Abstract

Next Basket Recommender Systems (NBRS) are session-based recommenders that leverage a user’s sequential behaviour and context to predict the next items they could buy during the next shop visit. This field is popular now. Current research works rely primarily on item–user relations, ignoring complicated heterogeneous couplings and persuasive item/user information, causing sparsity and cold-start, stifling NBRS performance. This research implements a Heterogeneous Coupling and Persuasive User/Item Information Model (HCPIM) comprising of heterogeneous couplings and a persuasive embedding layer (HCPEL), the consecutive basket layer, and a basket prediction layer. The HCPEL learns heterogeneous couplings (user–user, user–item, item–item) and persuasive user information for every basket to model the composite intra-basket associations across the items inside a basket given a user’s behaviour sequences. The consecutive basket layer learns inter-basket associations from the HCPEL using a Gated Recurrent Unit network.
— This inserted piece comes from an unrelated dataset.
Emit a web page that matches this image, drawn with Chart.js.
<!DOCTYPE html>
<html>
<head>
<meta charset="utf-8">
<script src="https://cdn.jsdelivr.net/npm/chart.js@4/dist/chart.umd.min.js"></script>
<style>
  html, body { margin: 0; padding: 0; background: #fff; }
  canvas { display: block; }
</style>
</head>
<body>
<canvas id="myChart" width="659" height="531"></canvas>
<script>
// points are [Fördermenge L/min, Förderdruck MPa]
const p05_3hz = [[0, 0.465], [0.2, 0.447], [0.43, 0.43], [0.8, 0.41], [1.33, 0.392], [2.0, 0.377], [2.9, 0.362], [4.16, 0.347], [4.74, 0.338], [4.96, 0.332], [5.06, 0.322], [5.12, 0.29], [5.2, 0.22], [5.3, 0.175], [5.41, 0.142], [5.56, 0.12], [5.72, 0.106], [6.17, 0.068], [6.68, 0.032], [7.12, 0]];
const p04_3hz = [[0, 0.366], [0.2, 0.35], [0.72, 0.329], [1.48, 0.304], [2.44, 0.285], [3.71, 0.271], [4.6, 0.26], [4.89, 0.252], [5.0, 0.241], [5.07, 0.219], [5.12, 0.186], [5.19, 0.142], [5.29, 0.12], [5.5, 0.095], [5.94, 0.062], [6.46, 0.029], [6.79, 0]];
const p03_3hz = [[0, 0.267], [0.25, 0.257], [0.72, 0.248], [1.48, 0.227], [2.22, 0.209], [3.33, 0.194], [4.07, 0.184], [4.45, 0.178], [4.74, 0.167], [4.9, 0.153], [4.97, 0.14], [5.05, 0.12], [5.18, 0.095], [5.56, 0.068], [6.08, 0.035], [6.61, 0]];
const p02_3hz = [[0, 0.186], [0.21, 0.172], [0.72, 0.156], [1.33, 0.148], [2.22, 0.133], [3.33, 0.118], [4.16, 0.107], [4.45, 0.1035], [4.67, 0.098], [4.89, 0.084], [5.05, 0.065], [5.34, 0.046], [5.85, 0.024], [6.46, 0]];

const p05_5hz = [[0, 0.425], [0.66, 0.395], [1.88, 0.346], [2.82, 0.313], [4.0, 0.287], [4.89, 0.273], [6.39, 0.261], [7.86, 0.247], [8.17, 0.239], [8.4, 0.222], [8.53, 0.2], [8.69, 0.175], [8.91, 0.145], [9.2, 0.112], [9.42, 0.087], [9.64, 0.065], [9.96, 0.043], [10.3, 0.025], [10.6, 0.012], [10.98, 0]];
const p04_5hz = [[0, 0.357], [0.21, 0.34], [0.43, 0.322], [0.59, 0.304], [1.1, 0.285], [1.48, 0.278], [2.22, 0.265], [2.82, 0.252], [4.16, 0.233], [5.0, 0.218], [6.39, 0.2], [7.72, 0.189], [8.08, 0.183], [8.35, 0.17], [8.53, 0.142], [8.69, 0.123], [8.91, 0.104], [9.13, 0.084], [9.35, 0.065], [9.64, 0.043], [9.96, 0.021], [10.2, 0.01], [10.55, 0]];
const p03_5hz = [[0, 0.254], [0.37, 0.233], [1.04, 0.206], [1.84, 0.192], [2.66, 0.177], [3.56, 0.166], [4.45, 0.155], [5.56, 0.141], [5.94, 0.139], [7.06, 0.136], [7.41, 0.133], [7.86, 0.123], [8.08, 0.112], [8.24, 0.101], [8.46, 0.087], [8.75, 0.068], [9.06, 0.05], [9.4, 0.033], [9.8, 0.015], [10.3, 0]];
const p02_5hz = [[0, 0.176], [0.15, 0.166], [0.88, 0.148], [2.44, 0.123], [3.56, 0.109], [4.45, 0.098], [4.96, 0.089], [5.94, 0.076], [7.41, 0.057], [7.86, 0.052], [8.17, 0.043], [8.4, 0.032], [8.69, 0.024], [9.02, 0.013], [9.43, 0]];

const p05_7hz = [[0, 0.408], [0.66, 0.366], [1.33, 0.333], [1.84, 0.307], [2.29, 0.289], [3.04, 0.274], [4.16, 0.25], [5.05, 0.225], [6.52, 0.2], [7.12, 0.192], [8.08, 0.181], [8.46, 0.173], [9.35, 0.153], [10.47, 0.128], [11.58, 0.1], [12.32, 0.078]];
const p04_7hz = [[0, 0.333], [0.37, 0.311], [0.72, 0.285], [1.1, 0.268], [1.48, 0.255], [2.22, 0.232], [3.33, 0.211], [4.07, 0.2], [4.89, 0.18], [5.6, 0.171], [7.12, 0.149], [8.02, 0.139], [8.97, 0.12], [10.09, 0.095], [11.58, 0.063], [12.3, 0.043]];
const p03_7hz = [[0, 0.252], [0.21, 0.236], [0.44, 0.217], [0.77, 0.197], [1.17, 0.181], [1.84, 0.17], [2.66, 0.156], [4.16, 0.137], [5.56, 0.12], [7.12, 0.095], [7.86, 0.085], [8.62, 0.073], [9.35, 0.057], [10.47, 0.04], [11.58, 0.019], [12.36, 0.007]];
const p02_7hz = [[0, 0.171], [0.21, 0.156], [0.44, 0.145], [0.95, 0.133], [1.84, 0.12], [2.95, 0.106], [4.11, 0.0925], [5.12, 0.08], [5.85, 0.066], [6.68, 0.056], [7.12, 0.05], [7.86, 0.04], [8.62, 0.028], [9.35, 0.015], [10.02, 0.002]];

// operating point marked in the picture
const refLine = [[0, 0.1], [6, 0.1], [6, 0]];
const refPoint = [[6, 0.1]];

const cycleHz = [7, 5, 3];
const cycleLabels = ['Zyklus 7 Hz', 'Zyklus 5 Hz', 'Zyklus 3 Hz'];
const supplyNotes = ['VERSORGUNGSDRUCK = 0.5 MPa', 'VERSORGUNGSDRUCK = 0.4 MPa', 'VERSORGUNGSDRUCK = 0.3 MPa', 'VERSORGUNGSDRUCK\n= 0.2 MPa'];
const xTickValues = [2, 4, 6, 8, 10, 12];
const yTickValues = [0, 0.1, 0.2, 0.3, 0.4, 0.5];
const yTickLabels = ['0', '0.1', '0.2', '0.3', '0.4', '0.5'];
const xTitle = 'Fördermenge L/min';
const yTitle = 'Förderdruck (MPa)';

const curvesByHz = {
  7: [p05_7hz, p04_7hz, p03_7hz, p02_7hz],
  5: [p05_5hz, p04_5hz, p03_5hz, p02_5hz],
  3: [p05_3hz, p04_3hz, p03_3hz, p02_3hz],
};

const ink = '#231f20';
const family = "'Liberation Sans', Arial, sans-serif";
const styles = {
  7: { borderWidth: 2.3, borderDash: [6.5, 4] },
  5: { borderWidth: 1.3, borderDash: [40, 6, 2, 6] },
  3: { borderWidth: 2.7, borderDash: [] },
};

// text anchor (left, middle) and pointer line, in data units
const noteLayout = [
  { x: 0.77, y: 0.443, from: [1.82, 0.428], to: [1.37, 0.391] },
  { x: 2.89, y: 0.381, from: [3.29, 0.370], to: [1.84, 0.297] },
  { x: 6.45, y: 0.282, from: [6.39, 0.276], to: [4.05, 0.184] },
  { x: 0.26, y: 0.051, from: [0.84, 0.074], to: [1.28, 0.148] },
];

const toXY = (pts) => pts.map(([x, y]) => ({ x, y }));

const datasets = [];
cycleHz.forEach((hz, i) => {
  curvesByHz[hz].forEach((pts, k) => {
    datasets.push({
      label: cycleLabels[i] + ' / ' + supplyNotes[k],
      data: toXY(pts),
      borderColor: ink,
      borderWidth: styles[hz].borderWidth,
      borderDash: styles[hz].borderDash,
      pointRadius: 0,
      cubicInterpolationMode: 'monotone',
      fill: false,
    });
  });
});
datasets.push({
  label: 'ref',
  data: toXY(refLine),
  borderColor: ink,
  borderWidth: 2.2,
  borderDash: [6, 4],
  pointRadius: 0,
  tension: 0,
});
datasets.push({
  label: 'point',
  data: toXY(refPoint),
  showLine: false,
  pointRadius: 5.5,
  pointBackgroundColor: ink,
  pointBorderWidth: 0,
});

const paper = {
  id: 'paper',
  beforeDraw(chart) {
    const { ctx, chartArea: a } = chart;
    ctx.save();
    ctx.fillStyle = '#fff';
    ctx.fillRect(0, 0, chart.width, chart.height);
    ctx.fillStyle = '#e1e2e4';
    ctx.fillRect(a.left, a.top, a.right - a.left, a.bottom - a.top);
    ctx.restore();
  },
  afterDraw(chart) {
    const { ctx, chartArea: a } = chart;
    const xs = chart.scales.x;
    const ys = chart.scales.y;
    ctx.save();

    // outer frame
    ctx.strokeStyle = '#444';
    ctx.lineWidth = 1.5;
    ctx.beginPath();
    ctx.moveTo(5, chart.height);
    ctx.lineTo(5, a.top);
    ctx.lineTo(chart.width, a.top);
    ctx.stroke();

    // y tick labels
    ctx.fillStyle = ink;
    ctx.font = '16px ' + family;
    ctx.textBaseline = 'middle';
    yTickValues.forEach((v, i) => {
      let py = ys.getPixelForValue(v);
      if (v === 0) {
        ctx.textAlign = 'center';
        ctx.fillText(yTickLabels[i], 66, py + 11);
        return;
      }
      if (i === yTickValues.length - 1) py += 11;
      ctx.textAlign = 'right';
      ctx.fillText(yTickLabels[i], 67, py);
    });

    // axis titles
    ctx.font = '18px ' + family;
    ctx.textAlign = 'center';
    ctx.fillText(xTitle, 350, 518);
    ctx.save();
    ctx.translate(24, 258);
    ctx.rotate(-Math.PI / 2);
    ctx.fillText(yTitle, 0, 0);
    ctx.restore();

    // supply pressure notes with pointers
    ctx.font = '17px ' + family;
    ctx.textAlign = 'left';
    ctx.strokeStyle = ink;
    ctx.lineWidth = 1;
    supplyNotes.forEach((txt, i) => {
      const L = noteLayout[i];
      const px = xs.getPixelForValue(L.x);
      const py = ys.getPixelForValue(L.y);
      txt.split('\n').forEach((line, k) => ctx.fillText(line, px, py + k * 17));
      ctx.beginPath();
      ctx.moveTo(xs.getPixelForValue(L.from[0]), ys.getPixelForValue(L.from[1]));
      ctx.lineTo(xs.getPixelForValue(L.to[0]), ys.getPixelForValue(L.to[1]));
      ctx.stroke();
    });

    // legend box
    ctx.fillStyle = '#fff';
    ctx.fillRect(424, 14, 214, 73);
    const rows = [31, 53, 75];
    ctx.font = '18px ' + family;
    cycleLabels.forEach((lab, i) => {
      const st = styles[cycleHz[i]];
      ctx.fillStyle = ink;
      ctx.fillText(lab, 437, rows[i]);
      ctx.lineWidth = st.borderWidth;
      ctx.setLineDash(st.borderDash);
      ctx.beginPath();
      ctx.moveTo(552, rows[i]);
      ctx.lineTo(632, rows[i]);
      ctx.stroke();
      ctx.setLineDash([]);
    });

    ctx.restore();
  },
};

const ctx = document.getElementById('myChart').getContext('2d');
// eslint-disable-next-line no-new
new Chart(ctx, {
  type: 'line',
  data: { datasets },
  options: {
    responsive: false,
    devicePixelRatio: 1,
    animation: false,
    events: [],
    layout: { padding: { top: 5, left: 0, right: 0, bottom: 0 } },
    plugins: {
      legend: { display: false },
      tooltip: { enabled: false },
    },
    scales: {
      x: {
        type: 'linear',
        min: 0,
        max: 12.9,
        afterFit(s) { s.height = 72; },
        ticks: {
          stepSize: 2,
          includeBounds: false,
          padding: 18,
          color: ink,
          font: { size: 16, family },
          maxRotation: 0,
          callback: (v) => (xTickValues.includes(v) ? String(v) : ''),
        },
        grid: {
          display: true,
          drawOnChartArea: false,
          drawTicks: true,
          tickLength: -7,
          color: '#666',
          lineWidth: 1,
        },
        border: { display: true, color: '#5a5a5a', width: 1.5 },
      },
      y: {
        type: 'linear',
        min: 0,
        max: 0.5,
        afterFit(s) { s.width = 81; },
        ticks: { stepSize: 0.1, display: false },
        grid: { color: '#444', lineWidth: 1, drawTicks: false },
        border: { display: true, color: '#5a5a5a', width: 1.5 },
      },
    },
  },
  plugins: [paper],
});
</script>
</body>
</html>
In the basket prediction layer, an improved Particle Swarm Optimization (PSO) algorithm optimizes the network’s weight and bias to iteratively learn heterogeneous couplings and persuasive information inside and across baskets to recommend the next basket. In PSO, we incorporate the exploratory Gravitation Search Algorithm to balance exploration and exploitation. Our architecture includes an Adaptive Response to Particle Adjustment Strategy to increase exploitation and prevent particles from being trapped. Extensive tests are run to evaluate HCPIM on TaFeng and the IJCAI 2015 dataset. The HCPIM improves performance by 27.87, 29.5, and 27.29 percent when density is 50, 100, and 150 on the IJCAI-15 dataset, and 8.53, 10.57, and 4.85 percent on the TaFeng dataset.